• DATA FOR THIS EXERCISE

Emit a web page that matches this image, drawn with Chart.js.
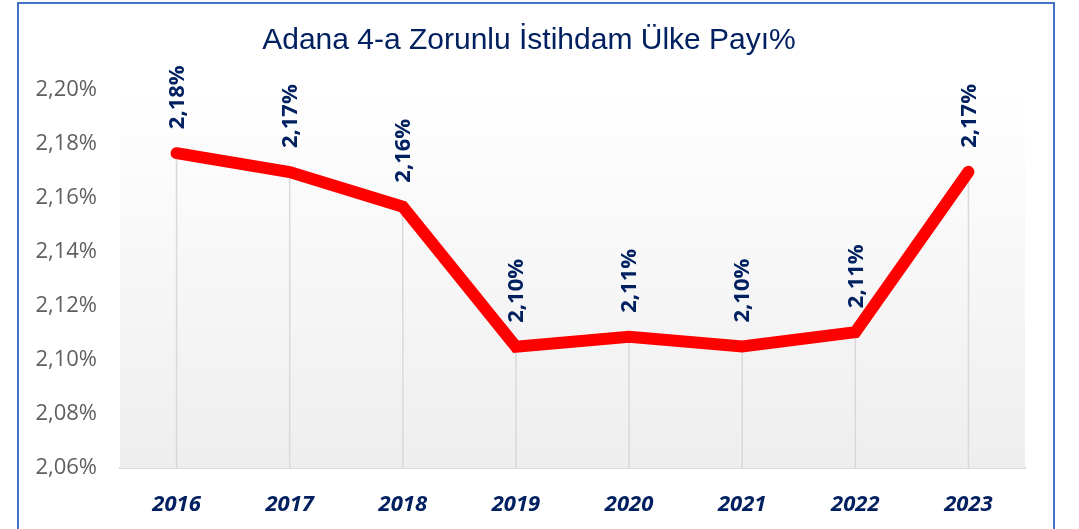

---

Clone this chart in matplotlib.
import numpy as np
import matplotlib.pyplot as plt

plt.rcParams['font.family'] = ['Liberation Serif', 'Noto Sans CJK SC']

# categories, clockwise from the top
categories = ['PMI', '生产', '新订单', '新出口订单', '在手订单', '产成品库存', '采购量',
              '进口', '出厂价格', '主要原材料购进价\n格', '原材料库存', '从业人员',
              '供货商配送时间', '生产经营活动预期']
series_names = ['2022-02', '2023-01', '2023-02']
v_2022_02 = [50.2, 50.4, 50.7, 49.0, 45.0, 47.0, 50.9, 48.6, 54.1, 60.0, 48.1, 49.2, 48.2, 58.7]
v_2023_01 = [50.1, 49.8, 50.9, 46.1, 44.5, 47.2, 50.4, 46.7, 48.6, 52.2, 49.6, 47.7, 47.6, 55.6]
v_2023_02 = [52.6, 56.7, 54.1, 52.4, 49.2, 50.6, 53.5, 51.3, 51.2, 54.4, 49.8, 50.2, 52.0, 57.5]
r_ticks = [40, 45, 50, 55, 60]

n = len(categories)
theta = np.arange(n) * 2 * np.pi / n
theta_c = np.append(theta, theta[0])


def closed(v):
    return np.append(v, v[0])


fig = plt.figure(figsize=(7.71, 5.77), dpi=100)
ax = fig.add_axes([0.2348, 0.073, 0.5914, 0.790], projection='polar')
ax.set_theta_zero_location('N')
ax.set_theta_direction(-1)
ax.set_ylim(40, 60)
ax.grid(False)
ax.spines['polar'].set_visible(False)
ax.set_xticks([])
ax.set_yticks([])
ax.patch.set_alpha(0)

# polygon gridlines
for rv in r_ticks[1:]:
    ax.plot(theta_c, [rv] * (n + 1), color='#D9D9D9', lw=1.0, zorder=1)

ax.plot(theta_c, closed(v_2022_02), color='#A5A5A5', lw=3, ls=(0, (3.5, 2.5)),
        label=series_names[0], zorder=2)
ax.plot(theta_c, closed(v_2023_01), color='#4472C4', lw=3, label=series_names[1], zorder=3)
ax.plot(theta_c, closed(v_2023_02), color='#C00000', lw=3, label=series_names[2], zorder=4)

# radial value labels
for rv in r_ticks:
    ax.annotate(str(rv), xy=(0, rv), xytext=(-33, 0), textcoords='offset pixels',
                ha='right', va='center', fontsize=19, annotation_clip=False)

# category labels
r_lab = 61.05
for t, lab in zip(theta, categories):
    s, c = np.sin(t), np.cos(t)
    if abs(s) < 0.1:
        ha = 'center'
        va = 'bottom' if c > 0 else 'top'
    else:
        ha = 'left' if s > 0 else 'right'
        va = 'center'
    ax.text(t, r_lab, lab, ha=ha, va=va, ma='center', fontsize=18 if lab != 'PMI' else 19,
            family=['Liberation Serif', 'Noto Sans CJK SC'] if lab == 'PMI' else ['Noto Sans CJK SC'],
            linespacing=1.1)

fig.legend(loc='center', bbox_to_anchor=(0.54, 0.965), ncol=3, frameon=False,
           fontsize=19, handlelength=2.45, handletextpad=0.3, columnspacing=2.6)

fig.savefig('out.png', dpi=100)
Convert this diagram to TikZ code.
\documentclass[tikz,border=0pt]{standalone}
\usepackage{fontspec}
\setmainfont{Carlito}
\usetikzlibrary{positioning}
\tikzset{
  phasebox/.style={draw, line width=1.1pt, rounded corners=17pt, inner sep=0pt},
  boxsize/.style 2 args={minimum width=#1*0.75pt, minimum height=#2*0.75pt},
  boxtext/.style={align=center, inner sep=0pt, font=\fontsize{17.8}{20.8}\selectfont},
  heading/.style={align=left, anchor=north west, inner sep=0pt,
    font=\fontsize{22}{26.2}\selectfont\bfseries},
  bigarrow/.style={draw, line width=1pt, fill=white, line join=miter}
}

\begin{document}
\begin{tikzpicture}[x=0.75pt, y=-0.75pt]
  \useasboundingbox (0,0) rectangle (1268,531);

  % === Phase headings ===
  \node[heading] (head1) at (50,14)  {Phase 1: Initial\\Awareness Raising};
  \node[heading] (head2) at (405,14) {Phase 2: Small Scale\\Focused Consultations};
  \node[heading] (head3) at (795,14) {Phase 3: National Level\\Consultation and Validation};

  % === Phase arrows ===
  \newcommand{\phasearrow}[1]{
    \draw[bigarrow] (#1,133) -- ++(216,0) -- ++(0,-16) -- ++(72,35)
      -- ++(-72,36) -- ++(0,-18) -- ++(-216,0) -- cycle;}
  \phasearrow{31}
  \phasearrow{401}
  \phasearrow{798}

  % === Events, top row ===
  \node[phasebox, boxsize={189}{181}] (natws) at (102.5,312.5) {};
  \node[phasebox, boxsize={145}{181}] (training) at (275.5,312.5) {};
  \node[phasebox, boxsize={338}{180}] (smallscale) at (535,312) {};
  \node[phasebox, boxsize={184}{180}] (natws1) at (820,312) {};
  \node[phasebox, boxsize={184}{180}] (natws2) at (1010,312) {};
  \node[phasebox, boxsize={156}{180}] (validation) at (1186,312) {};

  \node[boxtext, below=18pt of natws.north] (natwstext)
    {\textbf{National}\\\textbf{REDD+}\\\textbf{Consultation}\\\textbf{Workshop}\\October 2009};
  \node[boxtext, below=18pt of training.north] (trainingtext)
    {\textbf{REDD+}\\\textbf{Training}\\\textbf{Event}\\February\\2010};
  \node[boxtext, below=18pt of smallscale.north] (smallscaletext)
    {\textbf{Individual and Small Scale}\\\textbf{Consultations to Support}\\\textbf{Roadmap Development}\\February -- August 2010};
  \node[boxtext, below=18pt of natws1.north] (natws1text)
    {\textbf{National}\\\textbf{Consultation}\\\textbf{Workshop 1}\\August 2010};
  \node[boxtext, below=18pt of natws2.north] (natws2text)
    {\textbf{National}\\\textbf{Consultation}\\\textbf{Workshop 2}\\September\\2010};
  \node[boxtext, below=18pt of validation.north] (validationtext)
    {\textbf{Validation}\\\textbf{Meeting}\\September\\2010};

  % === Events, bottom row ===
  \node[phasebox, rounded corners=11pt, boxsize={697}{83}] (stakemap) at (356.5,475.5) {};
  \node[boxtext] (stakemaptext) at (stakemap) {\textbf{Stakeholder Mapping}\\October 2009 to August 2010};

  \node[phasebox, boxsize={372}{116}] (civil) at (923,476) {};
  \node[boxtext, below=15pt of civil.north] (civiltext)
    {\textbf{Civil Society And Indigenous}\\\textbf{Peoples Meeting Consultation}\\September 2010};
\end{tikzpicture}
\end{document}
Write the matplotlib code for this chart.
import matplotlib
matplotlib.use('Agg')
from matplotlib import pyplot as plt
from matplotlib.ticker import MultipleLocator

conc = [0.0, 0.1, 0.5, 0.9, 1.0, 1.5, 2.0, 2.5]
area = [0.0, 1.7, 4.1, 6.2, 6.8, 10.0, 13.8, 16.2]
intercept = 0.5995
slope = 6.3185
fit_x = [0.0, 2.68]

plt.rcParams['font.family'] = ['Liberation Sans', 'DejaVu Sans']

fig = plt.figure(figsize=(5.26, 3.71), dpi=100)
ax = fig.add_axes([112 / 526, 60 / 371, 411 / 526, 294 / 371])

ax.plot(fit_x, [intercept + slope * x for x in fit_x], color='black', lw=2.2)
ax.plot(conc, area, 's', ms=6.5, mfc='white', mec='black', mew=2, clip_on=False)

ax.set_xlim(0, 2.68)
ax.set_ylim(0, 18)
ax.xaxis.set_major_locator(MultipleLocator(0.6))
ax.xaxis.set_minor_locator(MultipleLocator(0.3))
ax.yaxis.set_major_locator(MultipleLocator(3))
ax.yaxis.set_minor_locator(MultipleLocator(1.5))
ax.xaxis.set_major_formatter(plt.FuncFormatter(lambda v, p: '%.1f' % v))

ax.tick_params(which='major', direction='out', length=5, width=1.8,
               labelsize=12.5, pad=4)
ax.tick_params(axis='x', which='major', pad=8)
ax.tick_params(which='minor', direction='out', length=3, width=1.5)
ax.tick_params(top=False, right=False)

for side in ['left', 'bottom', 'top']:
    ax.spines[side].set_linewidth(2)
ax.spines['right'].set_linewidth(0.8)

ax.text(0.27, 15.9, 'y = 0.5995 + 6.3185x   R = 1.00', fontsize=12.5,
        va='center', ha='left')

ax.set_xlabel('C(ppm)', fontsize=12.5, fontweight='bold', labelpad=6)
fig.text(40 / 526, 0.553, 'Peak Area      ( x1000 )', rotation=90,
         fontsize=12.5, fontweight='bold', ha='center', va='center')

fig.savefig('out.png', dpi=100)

• REQUIRED WORK
Identify each line in the records above that contains the word "matplotlib", and copy it out in full.

• ANSWER FOR THE TASK
Clone this chart in matplotlib.
import matplotlib.pyplot as plt
Write the matplotlib code for this chart.
import matplotlib
matplotlib.use('Agg')
from matplotlib import pyplot as plt
from matplotlib.ticker import MultipleLocator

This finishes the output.